If there were an Olympics of pushing the envelope for a provider, Verizon would be on the gold-medalist’s platform, because the carrier is always testing out new superfast broadband in its labs and in its test networks. Today’s speed record is 21.7 terabits per second in field trials.
Verizon tested the speeds on cable measuring 1,503 kilometers (934 miles) with NEC in the Dallas area. Verizon is taking advantage of NEC’s “superchannels” to boost the capacity of a single strand of fiber. Last year it used the same gear to conduct trials running multiple speeds. The superchannel technology combines the capacity of several strands of 100 gigabit per second fiber into one big channel — imagine taping together a bunch of cocktail straws in order to suck up more liquid. From the Verizon release:
‘Superchannels’ are the next evolution of optical technology that combines several optical carriers to create a signal with greater than 100G capacity. The ability to use current field fiber to carry higher capacity rates enables carriers to avoid the need to deploy new fiber and, as a result, better utilize current network infrastructure,” said Masaaki Nakajima, senior vice president of NEC Corporation of America.
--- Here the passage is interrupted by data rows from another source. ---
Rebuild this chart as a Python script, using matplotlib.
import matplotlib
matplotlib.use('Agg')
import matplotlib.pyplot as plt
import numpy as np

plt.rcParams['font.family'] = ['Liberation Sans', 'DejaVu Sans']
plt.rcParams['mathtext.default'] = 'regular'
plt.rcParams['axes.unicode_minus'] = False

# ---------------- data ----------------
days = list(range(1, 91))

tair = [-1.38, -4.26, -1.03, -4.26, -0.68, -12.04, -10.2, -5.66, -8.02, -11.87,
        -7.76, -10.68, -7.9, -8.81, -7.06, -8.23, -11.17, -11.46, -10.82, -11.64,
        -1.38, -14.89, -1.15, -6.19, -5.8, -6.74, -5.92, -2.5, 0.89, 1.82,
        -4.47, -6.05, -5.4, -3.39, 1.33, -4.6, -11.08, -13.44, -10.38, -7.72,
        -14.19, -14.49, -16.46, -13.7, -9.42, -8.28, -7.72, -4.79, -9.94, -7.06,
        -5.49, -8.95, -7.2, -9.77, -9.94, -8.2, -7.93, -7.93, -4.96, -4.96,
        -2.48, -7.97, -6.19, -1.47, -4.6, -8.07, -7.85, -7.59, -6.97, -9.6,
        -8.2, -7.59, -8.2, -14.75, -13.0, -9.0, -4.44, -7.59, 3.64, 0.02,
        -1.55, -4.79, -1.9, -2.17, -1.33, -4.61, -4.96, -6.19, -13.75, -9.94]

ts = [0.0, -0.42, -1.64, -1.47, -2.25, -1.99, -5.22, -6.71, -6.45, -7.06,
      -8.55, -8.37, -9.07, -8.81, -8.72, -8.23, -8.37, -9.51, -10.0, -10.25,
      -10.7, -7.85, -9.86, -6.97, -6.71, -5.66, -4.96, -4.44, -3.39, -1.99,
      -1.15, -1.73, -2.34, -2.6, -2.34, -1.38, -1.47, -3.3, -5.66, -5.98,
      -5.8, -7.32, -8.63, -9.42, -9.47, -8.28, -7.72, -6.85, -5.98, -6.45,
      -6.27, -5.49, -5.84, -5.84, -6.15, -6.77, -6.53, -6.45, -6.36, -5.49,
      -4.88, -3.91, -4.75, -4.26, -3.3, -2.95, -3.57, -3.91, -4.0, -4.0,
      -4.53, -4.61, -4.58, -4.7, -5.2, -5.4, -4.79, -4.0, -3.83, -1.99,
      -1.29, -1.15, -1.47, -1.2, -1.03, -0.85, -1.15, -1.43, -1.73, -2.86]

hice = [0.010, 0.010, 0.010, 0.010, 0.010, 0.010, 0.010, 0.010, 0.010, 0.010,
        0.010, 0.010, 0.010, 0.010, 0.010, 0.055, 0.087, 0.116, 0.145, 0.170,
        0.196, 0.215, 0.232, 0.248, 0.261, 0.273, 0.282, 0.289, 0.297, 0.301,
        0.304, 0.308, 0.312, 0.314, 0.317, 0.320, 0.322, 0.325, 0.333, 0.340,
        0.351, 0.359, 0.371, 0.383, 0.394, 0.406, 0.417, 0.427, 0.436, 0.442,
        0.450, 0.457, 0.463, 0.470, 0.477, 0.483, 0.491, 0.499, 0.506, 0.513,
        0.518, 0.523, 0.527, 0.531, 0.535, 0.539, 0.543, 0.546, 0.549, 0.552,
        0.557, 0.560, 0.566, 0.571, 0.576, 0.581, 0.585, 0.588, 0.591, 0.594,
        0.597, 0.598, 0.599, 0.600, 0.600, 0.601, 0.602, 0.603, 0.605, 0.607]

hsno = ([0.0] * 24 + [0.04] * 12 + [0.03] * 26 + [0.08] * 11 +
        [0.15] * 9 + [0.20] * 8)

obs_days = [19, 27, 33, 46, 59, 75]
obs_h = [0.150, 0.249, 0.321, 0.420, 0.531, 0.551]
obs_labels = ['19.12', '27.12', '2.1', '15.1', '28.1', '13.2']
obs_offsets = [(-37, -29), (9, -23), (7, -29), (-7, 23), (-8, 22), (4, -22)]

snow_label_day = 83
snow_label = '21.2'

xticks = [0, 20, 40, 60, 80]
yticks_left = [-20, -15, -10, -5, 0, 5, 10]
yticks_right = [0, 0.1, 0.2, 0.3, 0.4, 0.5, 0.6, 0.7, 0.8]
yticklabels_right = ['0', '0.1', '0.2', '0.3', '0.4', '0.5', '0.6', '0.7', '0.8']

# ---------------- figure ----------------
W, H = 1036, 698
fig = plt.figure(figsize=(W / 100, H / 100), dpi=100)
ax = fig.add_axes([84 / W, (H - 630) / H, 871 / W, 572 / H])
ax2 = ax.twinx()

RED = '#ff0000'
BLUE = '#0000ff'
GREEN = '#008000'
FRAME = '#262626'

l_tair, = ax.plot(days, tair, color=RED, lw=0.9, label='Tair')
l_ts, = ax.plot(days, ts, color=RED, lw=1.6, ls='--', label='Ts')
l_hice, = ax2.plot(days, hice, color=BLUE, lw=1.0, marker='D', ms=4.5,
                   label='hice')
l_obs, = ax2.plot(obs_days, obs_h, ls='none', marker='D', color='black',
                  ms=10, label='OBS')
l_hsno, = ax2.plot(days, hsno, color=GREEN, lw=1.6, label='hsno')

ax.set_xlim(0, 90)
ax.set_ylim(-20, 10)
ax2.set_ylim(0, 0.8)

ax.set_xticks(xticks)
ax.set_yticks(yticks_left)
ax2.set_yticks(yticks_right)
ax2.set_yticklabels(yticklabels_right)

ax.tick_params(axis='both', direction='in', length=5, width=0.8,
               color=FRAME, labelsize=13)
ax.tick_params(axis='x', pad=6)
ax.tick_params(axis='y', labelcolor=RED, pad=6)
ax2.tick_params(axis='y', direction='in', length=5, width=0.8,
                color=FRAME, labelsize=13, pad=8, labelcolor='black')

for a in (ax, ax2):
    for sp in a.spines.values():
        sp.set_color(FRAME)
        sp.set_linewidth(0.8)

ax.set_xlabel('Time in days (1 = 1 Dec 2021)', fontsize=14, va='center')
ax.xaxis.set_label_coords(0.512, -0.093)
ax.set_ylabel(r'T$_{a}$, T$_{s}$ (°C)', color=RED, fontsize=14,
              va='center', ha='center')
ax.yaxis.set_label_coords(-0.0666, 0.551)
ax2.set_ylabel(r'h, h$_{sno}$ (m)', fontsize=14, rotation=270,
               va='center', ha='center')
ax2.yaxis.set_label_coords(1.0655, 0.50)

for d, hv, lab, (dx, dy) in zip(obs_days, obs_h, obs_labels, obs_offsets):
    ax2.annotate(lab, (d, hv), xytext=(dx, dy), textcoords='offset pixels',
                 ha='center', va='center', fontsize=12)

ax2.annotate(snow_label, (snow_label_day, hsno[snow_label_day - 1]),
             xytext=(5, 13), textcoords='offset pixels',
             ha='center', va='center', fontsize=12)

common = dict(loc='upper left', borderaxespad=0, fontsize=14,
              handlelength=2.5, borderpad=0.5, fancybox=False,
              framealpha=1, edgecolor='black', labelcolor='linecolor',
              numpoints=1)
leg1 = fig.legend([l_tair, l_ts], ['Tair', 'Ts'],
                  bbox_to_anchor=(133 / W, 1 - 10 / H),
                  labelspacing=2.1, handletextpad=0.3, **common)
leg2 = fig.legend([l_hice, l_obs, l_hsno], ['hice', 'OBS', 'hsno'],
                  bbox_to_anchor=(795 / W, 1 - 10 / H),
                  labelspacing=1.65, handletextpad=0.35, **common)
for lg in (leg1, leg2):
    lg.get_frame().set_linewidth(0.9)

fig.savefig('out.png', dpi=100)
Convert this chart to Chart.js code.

Such advancements are important, and Verizon and NEC aren’t alone in boosting the capacity, speeds and distance that light can carry our digital bits and bytes. This particular announcement was significant not only because of the capacity (those are some fat pipes), but also because of the distance over which the participants could maintain that capacity. As we consume more content on more devices, we’re pushing our long-haul networks, so trials such as this are essential to keep our packets flowing quickly and cheaply.